BEGIN Input

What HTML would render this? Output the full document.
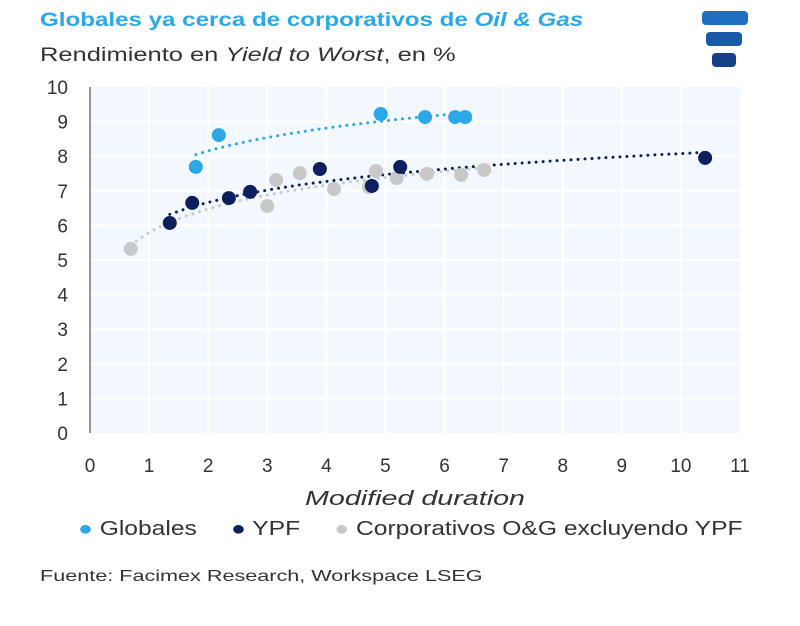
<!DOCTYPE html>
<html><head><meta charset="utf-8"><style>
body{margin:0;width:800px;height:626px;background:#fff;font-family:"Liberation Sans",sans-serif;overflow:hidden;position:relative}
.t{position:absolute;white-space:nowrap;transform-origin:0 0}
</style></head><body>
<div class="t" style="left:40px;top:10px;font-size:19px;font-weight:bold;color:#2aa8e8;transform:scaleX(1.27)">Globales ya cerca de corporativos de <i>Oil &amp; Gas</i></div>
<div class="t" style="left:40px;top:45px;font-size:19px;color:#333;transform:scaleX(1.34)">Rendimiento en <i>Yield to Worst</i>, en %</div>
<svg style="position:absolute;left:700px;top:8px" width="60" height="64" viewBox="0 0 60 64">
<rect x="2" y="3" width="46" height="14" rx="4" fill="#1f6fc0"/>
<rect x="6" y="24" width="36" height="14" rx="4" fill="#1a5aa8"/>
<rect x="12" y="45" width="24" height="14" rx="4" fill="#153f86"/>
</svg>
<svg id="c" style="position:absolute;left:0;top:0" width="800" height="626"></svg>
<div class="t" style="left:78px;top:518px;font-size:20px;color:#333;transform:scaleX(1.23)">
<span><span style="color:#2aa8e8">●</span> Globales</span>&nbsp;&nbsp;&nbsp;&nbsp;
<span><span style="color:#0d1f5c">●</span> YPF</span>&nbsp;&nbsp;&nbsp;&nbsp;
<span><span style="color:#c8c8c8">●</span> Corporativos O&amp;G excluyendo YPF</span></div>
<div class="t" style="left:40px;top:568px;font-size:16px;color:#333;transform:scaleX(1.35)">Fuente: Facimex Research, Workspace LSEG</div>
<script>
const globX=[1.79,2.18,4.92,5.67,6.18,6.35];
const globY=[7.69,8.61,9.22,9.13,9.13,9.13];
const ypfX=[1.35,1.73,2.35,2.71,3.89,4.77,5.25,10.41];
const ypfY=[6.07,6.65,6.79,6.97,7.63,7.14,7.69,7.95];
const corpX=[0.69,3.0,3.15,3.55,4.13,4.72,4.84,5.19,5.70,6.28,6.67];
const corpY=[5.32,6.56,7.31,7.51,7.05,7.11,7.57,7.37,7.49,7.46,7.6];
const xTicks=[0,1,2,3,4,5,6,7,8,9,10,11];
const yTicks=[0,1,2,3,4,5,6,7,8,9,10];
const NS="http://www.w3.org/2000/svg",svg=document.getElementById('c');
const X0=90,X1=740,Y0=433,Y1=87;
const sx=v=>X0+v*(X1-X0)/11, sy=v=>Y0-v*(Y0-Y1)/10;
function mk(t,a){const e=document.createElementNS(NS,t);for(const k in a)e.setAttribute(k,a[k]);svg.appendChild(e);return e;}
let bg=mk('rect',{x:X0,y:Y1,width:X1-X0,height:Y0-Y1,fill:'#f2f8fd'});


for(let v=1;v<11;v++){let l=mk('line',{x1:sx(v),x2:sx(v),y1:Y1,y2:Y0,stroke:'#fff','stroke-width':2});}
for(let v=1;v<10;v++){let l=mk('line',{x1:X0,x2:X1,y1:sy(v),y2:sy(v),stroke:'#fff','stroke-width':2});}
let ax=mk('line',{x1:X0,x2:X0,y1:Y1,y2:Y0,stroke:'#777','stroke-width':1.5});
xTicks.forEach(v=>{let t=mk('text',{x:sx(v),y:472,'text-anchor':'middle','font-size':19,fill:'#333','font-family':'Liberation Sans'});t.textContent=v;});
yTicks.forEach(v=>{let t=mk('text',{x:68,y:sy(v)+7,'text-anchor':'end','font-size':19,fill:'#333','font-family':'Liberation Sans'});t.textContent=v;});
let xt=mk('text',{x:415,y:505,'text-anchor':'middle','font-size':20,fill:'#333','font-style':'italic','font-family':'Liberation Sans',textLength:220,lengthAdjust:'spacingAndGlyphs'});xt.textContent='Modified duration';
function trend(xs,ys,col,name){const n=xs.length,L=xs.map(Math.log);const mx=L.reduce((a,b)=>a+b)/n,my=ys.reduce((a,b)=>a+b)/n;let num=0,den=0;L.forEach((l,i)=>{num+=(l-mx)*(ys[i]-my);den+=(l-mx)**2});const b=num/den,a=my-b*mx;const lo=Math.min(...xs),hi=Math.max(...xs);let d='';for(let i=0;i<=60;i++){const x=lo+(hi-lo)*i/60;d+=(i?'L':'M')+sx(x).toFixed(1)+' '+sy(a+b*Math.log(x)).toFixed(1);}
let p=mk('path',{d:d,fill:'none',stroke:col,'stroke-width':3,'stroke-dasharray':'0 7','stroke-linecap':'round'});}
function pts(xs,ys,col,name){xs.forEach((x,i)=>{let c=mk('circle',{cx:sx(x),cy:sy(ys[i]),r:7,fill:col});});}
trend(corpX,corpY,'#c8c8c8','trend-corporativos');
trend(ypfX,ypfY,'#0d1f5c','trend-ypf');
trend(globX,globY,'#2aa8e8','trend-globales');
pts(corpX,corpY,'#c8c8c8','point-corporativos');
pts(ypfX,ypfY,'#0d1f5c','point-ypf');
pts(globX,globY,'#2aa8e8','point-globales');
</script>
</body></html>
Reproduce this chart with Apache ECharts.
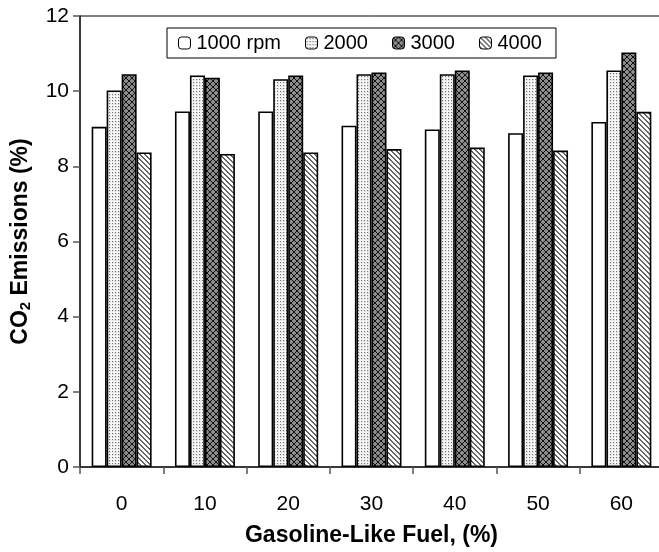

END Input

- The problem
Give back all entries exactly. No pictures belong in the copy.

- Result
What HTML would render this? Output the full document.
<!DOCTYPE html>
<html><head><meta charset="utf-8"><style>
body{margin:0;width:800px;height:626px;background:#fff;font-family:"Liberation Sans",sans-serif;overflow:hidden;position:relative}
.t{position:absolute;white-space:nowrap;transform-origin:0 0}
</style></head><body>
<div class="t" style="left:40px;top:10px;font-size:19px;font-weight:bold;color:#2aa8e8;transform:scaleX(1.27)">Globales ya cerca de corporativos de <i>Oil &amp; Gas</i></div>
<div class="t" style="left:40px;top:45px;font-size:19px;color:#333;transform:scaleX(1.34)">Rendimiento en <i>Yield to Worst</i>, en %</div>
<svg style="position:absolute;left:700px;top:8px" width="60" height="64" viewBox="0 0 60 64">
<rect x="2" y="3" width="46" height="14" rx="4" fill="#1f6fc0"/>
<rect x="6" y="24" width="36" height="14" rx="4" fill="#1a5aa8"/>
<rect x="12" y="45" width="24" height="14" rx="4" fill="#153f86"/>
</svg>
<svg id="c" style="position:absolute;left:0;top:0" width="800" height="626"></svg>
<div class="t" style="left:78px;top:518px;font-size:20px;color:#333;transform:scaleX(1.23)">
<span><span style="color:#2aa8e8">●</span> Globales</span>&nbsp;&nbsp;&nbsp;&nbsp;
<span><span style="color:#0d1f5c">●</span> YPF</span>&nbsp;&nbsp;&nbsp;&nbsp;
<span><span style="color:#c8c8c8">●</span> Corporativos O&amp;G excluyendo YPF</span></div>
<div class="t" style="left:40px;top:568px;font-size:16px;color:#333;transform:scaleX(1.35)">Fuente: Facimex Research, Workspace LSEG</div>
<script>
const globX=[1.79,2.18,4.92,5.67,6.18,6.35];
const globY=[7.69,8.61,9.22,9.13,9.13,9.13];
const ypfX=[1.35,1.73,2.35,2.71,3.89,4.77,5.25,10.41];
const ypfY=[6.07,6.65,6.79,6.97,7.63,7.14,7.69,7.95];
const corpX=[0.69,3.0,3.15,3.55,4.13,4.72,4.84,5.19,5.70,6.28,6.67];
const corpY=[5.32,6.56,7.31,7.51,7.05,7.11,7.57,7.37,7.49,7.46,7.6];
const xTicks=[0,1,2,3,4,5,6,7,8,9,10,11];
const yTicks=[0,1,2,3,4,5,6,7,8,9,10];
const NS="http://www.w3.org/2000/svg",svg=document.getElementById('c');
const X0=90,X1=740,Y0=433,Y1=87;
const sx=v=>X0+v*(X1-X0)/11, sy=v=>Y0-v*(Y0-Y1)/10;
function mk(t,a){const e=document.createElementNS(NS,t);for(const k in a)e.setAttribute(k,a[k]);svg.appendChild(e);return e;}
let bg=mk('rect',{x:X0,y:Y1,width:X1-X0,height:Y0-Y1,fill:'#f2f8fd'});


for(let v=1;v<11;v++){let l=mk('line',{x1:sx(v),x2:sx(v),y1:Y1,y2:Y0,stroke:'#fff','stroke-width':2});}
for(let v=1;v<10;v++){let l=mk('line',{x1:X0,x2:X1,y1:sy(v),y2:sy(v),stroke:'#fff','stroke-width':2});}
let ax=mk('line',{x1:X0,x2:X0,y1:Y1,y2:Y0,stroke:'#777','stroke-width':1.5});
xTicks.forEach(v=>{let t=mk('text',{x:sx(v),y:472,'text-anchor':'middle','font-size':19,fill:'#333','font-family':'Liberation Sans'});t.textContent=v;});
yTicks.forEach(v=>{let t=mk('text',{x:68,y:sy(v)+7,'text-anchor':'end','font-size':19,fill:'#333','font-family':'Liberation Sans'});t.textContent=v;});
let xt=mk('text',{x:415,y:505,'text-anchor':'middle','font-size':20,fill:'#333','font-style':'italic','font-family':'Liberation Sans',textLength:220,lengthAdjust:'spacingAndGlyphs'});xt.textContent='Modified duration';
function trend(xs,ys,col,name){const n=xs.length,L=xs.map(Math.log);const mx=L.reduce((a,b)=>a+b)/n,my=ys.reduce((a,b)=>a+b)/n;let num=0,den=0;L.forEach((l,i)=>{num+=(l-mx)*(ys[i]-my);den+=(l-mx)**2});const b=num/den,a=my-b*mx;const lo=Math.min(...xs),hi=Math.max(...xs);let d='';for(let i=0;i<=60;i++){const x=lo+(hi-lo)*i/60;d+=(i?'L':'M')+sx(x).toFixed(1)+' '+sy(a+b*Math.log(x)).toFixed(1);}
let p=mk('path',{d:d,fill:'none',stroke:col,'stroke-width':3,'stroke-dasharray':'0 7','stroke-linecap':'round'});}
function pts(xs,ys,col,name){xs.forEach((x,i)=>{let c=mk('circle',{cx:sx(x),cy:sy(ys[i]),r:7,fill:col});});}
trend(corpX,corpY,'#c8c8c8','trend-corporativos');
trend(ypfX,ypfY,'#0d1f5c','trend-ypf');
trend(globX,globY,'#2aa8e8','trend-globales');
pts(corpX,corpY,'#c8c8c8','point-corporativos');
pts(ypfX,ypfY,'#0d1f5c','point-ypf');
pts(globX,globY,'#2aa8e8','point-globales');
</script>
</body></html>
Reproduce this chart with Apache ECharts.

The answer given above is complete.